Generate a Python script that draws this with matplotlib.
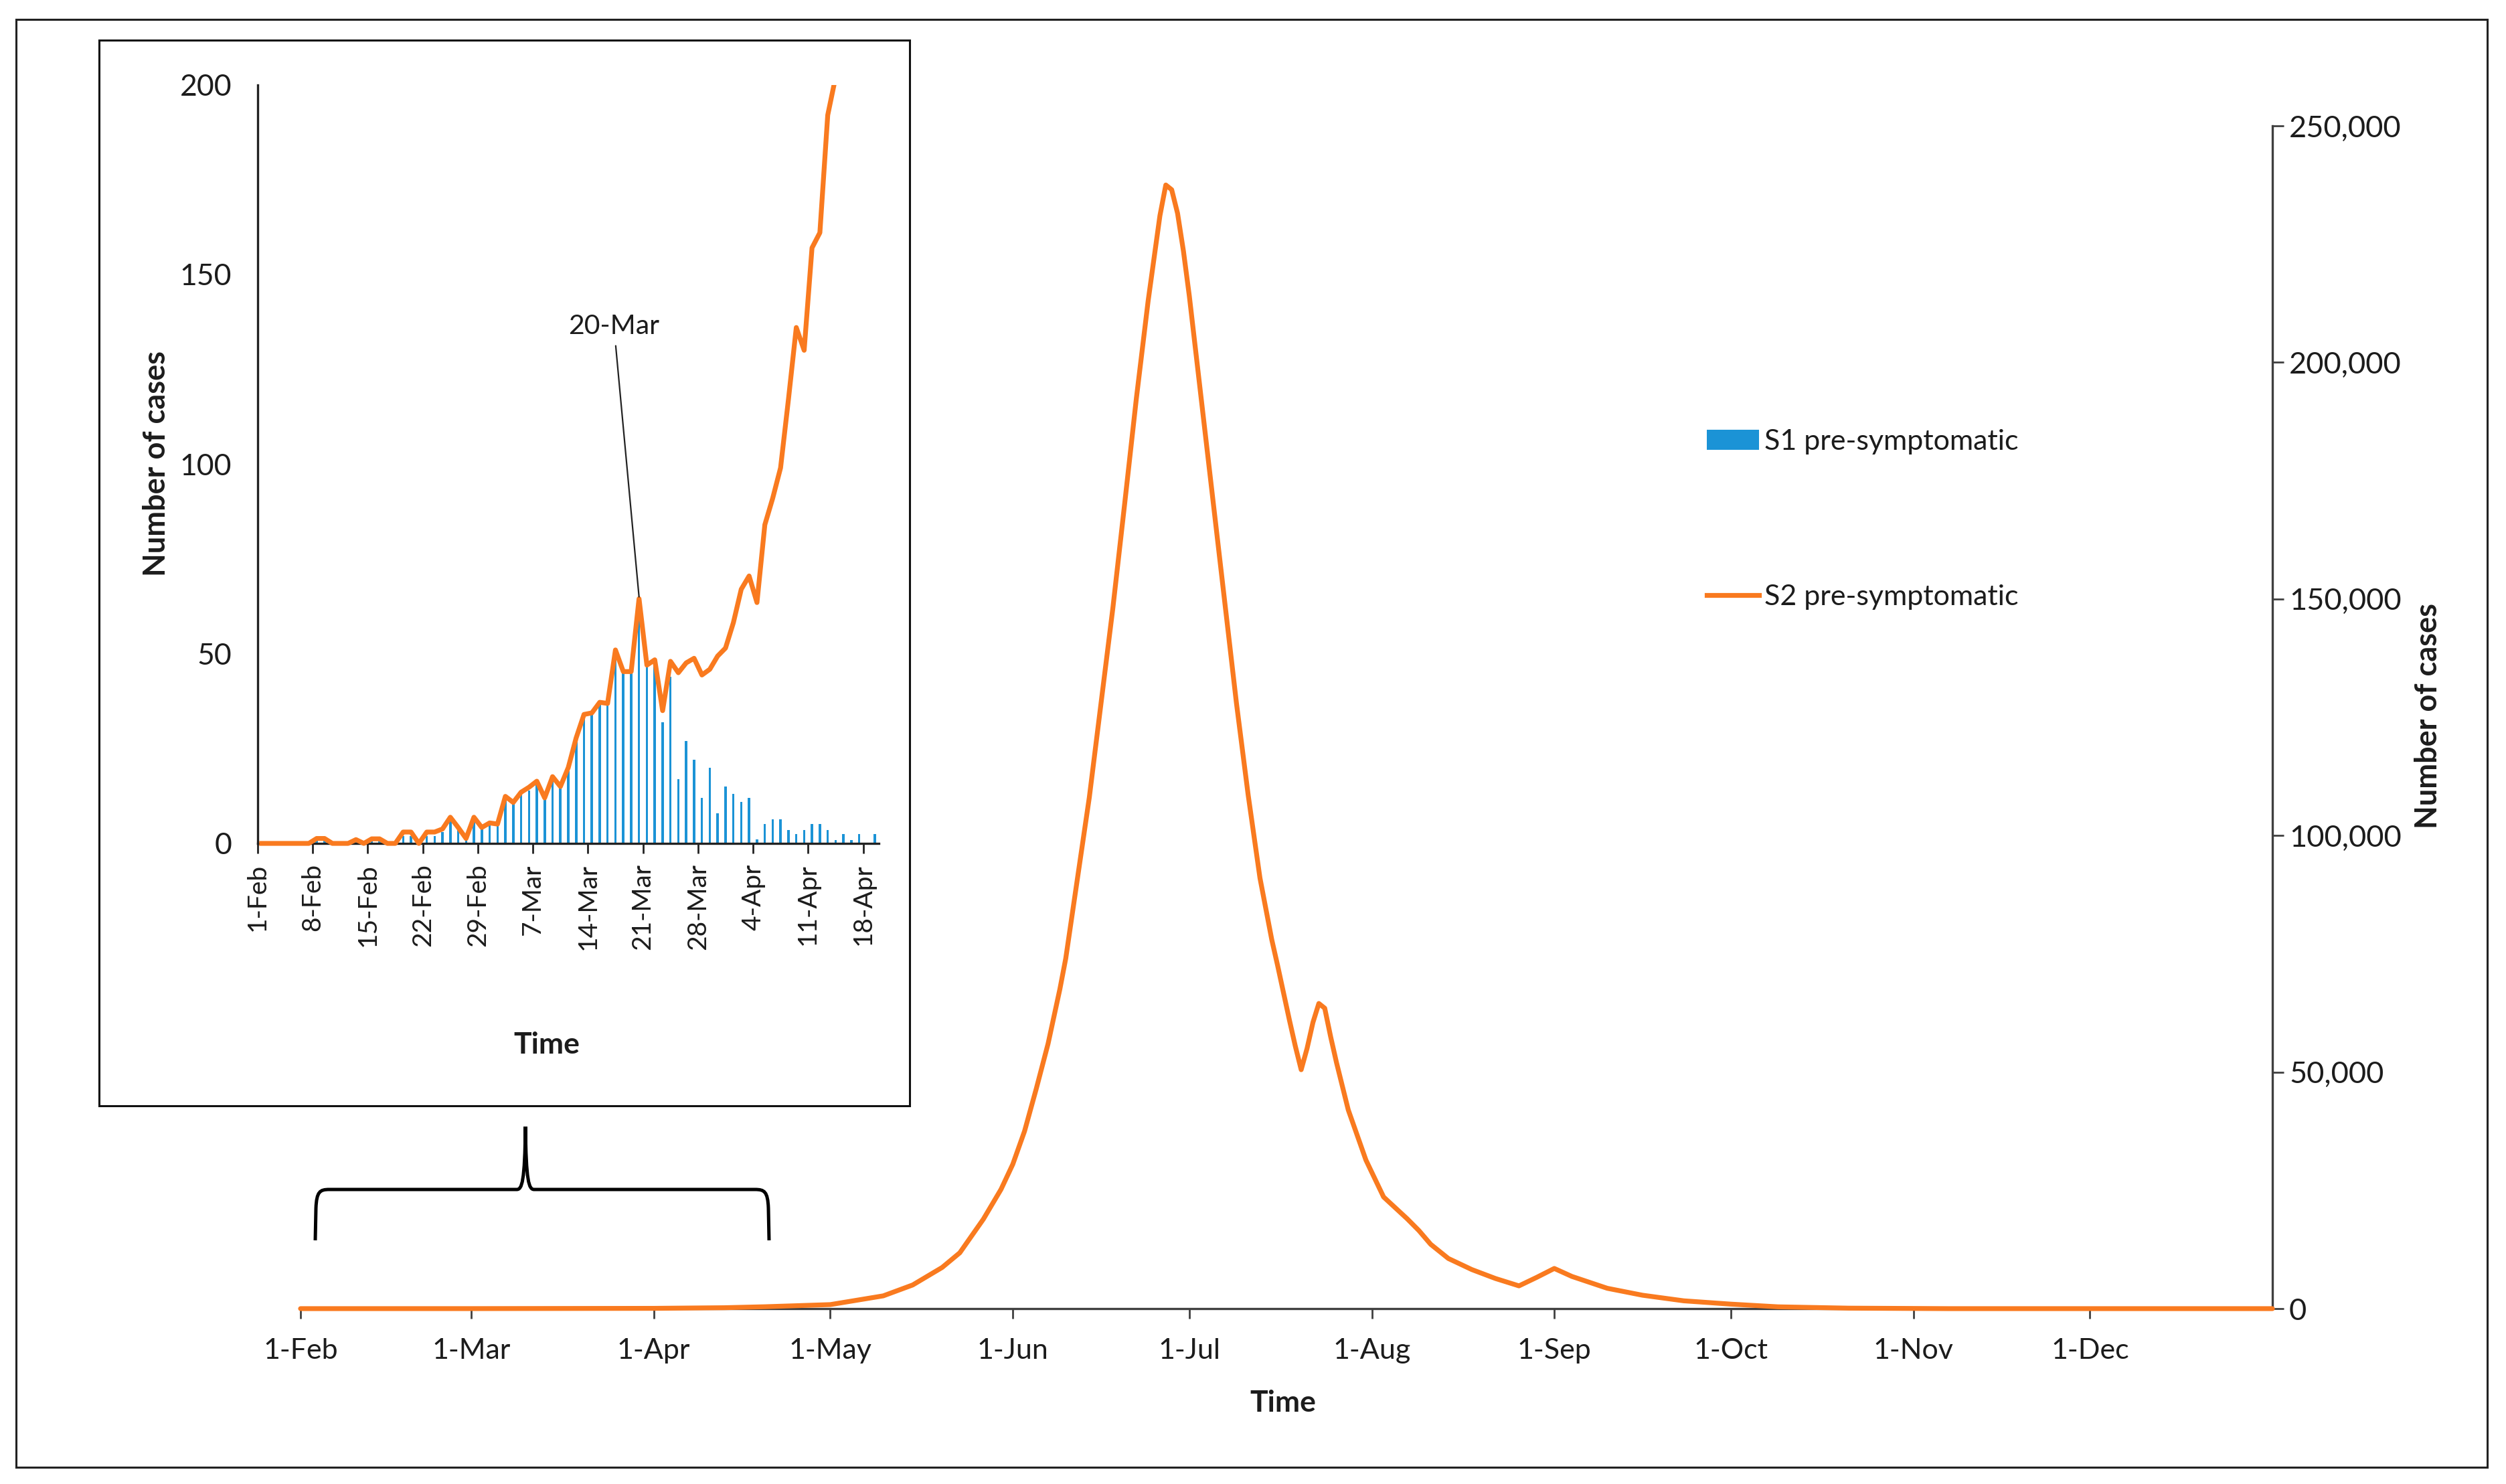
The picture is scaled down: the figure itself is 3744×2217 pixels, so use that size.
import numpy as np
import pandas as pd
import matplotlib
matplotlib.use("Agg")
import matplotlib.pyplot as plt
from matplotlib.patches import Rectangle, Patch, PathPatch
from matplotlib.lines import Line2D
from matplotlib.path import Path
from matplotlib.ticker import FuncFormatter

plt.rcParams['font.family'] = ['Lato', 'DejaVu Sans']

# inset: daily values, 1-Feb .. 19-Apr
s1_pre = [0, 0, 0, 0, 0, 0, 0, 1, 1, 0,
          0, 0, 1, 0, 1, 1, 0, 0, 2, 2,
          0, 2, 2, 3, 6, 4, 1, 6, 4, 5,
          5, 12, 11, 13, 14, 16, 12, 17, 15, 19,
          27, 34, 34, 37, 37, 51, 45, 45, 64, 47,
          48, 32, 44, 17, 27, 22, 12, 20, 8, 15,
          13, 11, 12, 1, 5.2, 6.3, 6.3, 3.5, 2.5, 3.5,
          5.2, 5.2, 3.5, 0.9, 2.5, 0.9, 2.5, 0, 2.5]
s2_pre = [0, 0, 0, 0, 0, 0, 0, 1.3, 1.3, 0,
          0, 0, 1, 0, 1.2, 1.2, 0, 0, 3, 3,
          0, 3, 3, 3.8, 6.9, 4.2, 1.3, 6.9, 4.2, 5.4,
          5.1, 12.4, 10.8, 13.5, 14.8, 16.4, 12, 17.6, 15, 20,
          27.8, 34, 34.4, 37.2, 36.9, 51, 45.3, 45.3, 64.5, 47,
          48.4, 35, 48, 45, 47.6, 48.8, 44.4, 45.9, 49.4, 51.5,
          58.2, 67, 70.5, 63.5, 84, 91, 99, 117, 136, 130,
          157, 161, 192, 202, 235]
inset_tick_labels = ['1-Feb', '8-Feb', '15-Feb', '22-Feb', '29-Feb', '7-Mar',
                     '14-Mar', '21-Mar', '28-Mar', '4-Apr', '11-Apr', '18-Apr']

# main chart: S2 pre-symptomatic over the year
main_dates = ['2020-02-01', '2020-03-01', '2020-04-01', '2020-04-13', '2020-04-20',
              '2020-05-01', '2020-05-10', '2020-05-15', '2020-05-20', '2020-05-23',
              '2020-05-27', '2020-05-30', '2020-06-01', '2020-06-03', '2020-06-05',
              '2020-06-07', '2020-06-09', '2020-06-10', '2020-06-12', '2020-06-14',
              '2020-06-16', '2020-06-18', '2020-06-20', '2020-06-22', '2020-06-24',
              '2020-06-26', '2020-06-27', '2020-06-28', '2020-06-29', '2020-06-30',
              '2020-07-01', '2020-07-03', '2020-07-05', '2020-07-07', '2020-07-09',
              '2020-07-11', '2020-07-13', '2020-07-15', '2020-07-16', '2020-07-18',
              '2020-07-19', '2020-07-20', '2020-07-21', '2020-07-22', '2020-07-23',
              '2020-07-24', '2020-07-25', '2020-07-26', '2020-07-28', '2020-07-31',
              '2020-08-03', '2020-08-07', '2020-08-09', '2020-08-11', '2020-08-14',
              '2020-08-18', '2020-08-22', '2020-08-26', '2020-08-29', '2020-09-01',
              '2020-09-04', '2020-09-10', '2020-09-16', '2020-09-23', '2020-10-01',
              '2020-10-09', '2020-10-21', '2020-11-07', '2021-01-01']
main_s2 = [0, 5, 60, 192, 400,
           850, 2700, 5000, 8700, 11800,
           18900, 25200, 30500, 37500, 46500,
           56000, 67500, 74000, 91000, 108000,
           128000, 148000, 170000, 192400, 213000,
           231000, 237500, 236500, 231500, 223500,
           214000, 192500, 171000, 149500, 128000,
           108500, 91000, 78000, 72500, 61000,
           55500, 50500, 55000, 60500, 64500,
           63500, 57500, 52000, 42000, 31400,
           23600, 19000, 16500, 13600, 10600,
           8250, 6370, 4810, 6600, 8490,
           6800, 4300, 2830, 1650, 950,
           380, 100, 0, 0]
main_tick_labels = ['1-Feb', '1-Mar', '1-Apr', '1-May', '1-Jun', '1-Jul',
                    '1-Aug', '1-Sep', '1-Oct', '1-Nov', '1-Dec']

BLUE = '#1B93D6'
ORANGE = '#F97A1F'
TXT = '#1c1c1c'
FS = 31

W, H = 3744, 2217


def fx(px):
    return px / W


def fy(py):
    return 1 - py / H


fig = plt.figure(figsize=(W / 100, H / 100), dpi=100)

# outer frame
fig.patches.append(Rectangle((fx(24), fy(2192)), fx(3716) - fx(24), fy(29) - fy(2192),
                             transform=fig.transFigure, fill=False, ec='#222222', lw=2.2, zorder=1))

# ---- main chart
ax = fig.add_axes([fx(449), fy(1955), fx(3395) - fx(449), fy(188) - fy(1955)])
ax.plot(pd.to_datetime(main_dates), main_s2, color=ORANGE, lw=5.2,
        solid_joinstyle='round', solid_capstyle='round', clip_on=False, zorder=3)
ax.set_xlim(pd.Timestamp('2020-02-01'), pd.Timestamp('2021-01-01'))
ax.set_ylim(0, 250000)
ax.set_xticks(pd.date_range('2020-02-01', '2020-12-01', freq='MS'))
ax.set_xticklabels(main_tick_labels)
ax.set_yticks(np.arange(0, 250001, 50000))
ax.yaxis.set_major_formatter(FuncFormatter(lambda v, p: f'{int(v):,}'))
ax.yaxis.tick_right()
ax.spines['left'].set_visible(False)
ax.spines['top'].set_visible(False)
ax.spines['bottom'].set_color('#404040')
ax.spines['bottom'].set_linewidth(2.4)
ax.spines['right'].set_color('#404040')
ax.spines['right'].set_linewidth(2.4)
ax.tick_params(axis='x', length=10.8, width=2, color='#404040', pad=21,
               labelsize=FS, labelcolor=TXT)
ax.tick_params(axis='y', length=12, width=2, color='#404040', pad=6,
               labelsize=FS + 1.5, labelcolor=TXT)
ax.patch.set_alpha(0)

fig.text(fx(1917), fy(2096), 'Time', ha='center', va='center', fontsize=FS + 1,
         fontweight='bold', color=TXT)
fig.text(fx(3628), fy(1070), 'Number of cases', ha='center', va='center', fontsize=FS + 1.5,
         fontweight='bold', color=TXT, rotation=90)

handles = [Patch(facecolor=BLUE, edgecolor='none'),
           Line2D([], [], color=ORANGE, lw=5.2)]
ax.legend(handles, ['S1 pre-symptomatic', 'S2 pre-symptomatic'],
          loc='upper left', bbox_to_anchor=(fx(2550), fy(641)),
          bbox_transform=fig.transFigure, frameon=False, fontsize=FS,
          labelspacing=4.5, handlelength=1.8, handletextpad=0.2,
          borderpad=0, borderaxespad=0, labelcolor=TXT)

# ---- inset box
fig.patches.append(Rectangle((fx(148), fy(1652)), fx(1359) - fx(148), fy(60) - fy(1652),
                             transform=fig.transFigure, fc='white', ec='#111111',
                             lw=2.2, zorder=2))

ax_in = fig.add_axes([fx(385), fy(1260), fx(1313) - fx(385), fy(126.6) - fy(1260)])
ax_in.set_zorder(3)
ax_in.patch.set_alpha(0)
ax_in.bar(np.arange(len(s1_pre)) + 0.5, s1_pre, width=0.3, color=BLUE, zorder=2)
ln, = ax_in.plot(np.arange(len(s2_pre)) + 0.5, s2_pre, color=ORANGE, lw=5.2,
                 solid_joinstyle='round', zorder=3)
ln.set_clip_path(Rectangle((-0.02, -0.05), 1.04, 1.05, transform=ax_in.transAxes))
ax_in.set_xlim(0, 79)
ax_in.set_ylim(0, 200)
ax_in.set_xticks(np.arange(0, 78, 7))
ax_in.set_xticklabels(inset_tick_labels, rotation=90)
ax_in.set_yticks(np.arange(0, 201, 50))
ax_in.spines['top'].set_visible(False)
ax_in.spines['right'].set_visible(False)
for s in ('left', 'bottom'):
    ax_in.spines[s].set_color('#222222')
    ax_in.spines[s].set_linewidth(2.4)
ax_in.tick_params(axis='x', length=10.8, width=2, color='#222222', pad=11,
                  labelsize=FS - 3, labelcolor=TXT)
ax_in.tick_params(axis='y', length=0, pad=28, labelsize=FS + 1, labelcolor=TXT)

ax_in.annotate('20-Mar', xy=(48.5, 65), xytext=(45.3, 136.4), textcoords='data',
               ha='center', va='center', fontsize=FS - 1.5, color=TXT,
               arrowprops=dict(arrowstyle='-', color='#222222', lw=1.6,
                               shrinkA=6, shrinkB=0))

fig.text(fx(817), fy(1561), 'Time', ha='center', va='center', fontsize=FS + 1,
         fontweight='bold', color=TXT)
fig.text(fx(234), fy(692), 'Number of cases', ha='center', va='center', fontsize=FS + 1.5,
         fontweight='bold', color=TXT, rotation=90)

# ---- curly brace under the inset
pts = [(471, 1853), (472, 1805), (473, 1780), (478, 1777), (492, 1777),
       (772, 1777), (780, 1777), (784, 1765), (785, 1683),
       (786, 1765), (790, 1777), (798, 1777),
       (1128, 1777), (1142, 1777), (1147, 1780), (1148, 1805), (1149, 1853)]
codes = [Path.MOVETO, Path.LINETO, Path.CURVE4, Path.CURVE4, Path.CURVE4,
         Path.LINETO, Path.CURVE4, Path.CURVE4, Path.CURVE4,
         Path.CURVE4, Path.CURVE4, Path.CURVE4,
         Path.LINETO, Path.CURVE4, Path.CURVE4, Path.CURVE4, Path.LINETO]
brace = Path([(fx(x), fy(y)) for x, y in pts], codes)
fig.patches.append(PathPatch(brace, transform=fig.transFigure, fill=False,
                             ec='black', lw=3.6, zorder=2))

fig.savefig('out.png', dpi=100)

**********

_Exercise task_
The lines from the top of the data above through the one holding "plt.rcParams['font.family'] = ['Lato', 'DejaVu" are to be repeated exactly, and only those, with no pictures.

_Result_
Generate a Python script that draws this with matplotlib.
The picture is scaled down: the figure itself is 3744×2217 pixels, so use that size.
import numpy as np
import pandas as pd
import matplotlib
matplotlib.use("Agg")
import matplotlib.pyplot as plt
from matplotlib.patches import Rectangle, Patch, PathPatch
from matplotlib.lines import Line2D
from matplotlib.path import Path
from matplotlib.ticker import FuncFormatter

plt.rcParams['font.family'] = ['Lato', 'DejaVu Sans']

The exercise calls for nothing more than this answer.